(DIRECTIVE): Reproduce every line of the material below, but drop the pictures.

(SUPPLIED INFORMATION):
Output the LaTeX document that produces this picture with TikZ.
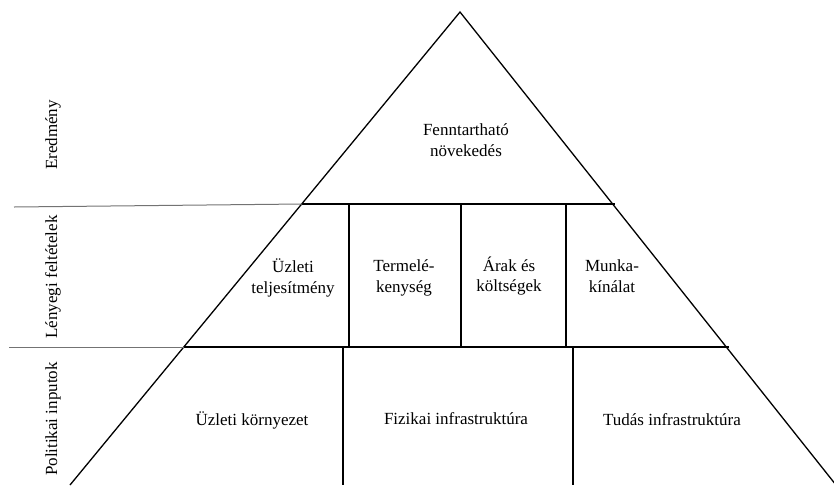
\documentclass[tikz,border=0pt]{standalone}
\usepackage{fontspec}
\setmainfont{Liberation Serif}
\usepackage{tikz}
\usetikzlibrary{positioning}

\begin{document}
\begin{tikzpicture}[
  x=1pt, y=-1pt,
  font=\fontsize{17}{20.5}\selectfont,
  edge/.style={line width=1.3pt},
  sep/.style={line width=1.9pt},
  side/.style={draw=black!55, line width=1pt},
  lbl/.style={align=center, inner sep=1pt},
  rowlbl/.style={rotate=90, inner sep=1pt},
]
  \useasboundingbox (0,0) rectangle (834,485);

  % pyramid
  \coordinate (apex) at (460,12);
  \coordinate (bl) at (70,485);
  \coordinate (br) at (836,485);
  \coordinate (ul) at (302,204);
  \coordinate (ur) at (615,204);
  \coordinate (ll) at (184,347);
  \coordinate (lr) at (729,347);
  \coordinate (us) at (14,207);
  \coordinate (ls) at (9,347);

  \draw[edge] (bl) -- (apex) -- (br);
  \draw[sep] (ul) -- (ur);
  \draw[sep] (ll) -- (lr);
  \draw[side] (us) -- (ul);
  \draw[side] (ls) -- (ll);

  % dividers
  \foreach \x in {349,461,566}
    \draw[sep] (\x,204) -- (\x,347);
  \foreach \x in {343,573}
    \draw[sep] (\x,346) -- (\x,485);

  % texts
  \node[lbl] (top) at (466,140) {Fenntartható\\növekedés};
  \node[lbl] (uzl) at (293,278) {Üzleti\\teljesítmény};
  \node[lbl] (term) at (404,278) {Termelé-\\kenység};
  \node[lbl] (arak) at (509,276) {Árak és\\költségek};
  \node[lbl] (munka) at (612,276) {Munka-\\kínálat};
  \node[lbl] (korny) at (252,420) {Üzleti környezet};
  \node[lbl] (fiz) at (456,419) {Fizikai infrastruktúra};
  \node[lbl] (tud) at (672,420) {Tudás infrastruktúra};

  % row labels
  \node[rowlbl] (ered) at (53,135) {Eredmény};
  \node[rowlbl] (leny) at (53,277) {Lényegi feltételek};
  \node[rowlbl] (pol) at (53,419) {Politikai inputok};
\end{tikzpicture}
\end{document}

(EXERCISE RESULT):
Output the LaTeX document that produces this picture with TikZ.
\documentclass[tikz,border=0pt]{standalone}
\usepackage{fontspec}
\setmainfont{Liberation Serif}
\usepackage{tikz}
\usetikzlibrary{positioning}

\begin{document}
\begin{tikzpicture}[
  x=1pt, y=-1pt,
  font=\fontsize{17}{20.5}\selectfont,
  edge/.style={line width=1.3pt},
  sep/.style={line width=1.9pt},
  side/.style={draw=black!55, line width=1pt},
  lbl/.style={align=center, inner sep=1pt},
  rowlbl/.style={rotate=90, inner sep=1pt},
]
  \useasboundingbox (0,0) rectangle (834,485);

  % pyramid
  \coordinate (apex) at (460,12);
  \coordinate (bl) at (70,485);
  \coordinate (br) at (836,485);
  \coordinate (ul) at (302,204);
  \coordinate (ur) at (615,204);
  \coordinate (ll) at (184,347);
  \coordinate (lr) at (729,347);
  \coordinate (us) at (14,207);
  \coordinate (ls) at (9,347);

  \draw[edge] (bl) -- (apex) -- (br);
  \draw[sep] (ul) -- (ur);
  \draw[sep] (ll) -- (lr);
  \draw[side] (us) -- (ul);
  \draw[side] (ls) -- (ll);

  % dividers
  \foreach \x in {349,461,566}
    \draw[sep] (\x,204) -- (\x,347);
  \foreach \x in {343,573}
    \draw[sep] (\x,346) -- (\x,485);

  % texts
  \node[lbl] (top) at (466,140) {Fenntartható\\növekedés};
  \node[lbl] (uzl) at (293,278) {Üzleti\\teljesítmény};
  \node[lbl] (term) at (404,278) {Termelé-\\kenység};
  \node[lbl] (arak) at (509,276) {Árak és\\költségek};
  \node[lbl] (munka) at (612,276) {Munka-\\kínálat};
  \node[lbl] (korny) at (252,420) {Üzleti környezet};
  \node[lbl] (fiz) at (456,419) {Fizikai infrastruktúra};
  \node[lbl] (tud) at (672,420) {Tudás infrastruktúra};

  % row labels
  \node[rowlbl] (ered) at (53,135) {Eredmény};
  \node[rowlbl] (leny) at (53,277) {Lényegi feltételek};
  \node[rowlbl] (pol) at (53,419) {Politikai inputok};
\end{tikzpicture}
\end{document}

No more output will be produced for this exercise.